Chart 2  >> Click to Enlarge

When we look at the patterns of employment of the relatively few women who are recognised as gainfully employed, even in this aspect the apparent lack of change appears to be more striking than any dynamism. Chart 3 shows the distribution of women workers by type of contract. Once again, the year 2004-05 appears as an outlier, when there was apparently a big increase in self-employment and an associated decline in the share of casual work.

Obviously, we will need more disaggregated data to delve into the actual processes at work in this case, but a quick assessment suggests that in rural areas the medium term process has been of decline in self-employment and increase in casual work of women, with regular employment persistently occupying a negligible space.

Chart 3  >> Click to Enlarge

In urban areas, as shown in Chart 4, a somewhat similar process seems to have been at work in terms of the relative shares of self-employed and casual workers. But the real story for urban women is the increase in regular eployment, which has continued into the most recent year. When this was first observed for 2004-05, it created much joy in official circles, until it was pointed out that the largest increase in urban regular enployment of women was in the form of domestic service – as maids, cooks and cleaners, hardly the most desirable or dynamic forms of work. This accounted for 3 million more urban women workers in the period 1999-2000 to 2004-05, far exceeding the increase in ''export-oriented'' sectors like garments, leather and IT-enabled activities.

We do not yet have the detailed data that will allow us to examine whether a similar process was at work in the most recent quinquennnium. But in any case, that experience should give us pause in interpreting the current evidence, and not give rise to undue or premature celebration.

Chart 4  >> Click to Enlarge

The evidence on female unemployment rates adds to the uneasiness involved in including 2004-05, which seems more and more to have been an unusual year. Even excluding that year, Chart 5 suggests that open unemployment rates for women have remained at fairly high levels over the period of high economic growth. Throughout this period, more than 7 per cent of urban women who count themselves as in the labour force were unemployed and actively looking for work but not finding it, as their usual principal activity. In terms of currrent daily status – the activity that they pursued on an average day in the previous week – the rate of open unemployment has been even higher, at around 10 per cent. In rural areas, as expected, both rates were lower but still current daily status unemployment was significantly high at more than 8 per cent, and show a major increase compared to the late 1980s.

Chart 5  >> Click to Enlarge

The other depressing feature that emerges from the latest round of NSS data is that economic growth has still not generated a process of employment diversification for women. Even more than men, and substantially so, women workers remain stuck in low value added but arduous work in agriculture. Around two-thirds of women workers are still employed in agriculture as their principal economic activity, while the share for men workers has fallen to less than half.

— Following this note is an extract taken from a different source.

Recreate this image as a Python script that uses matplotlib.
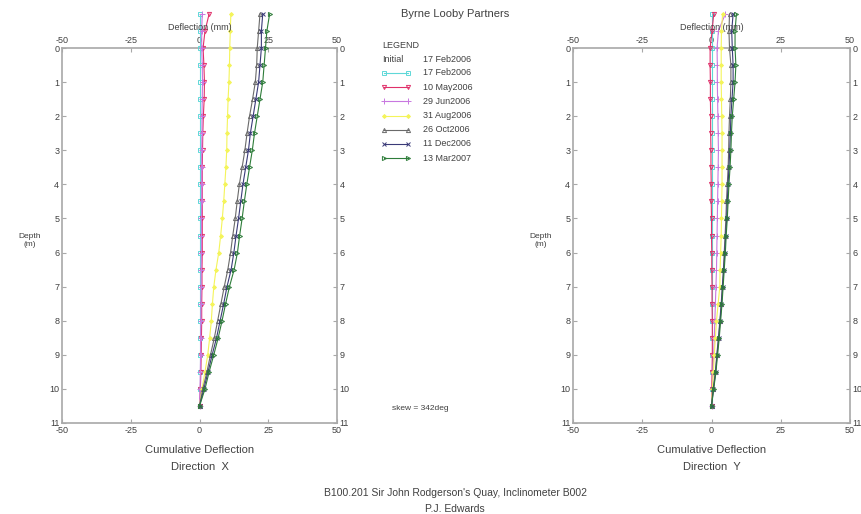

Chart 6  >> Click to Enlarge

For both men and women this is actually an appalling rate of employment diversification. Every single development success that we have seen in history has been associated with a movement of workers away from primary activities to more value added work in secondary and tertiary sectors. The stubborn domination of agriculture as the primary source of work for most of our workers (especially women) is a particular problem given the agrarian crisis that has persisted for nearly two decades in the Indian countryside, which makes involvement in such work increasingly fraught and financially unviable.

All in all, these patterns of women's work – and indeed therefore of men's work – amount to a severe indictment of the Indian growth story, in terms of what it is delivering to the bulk of Indian workers.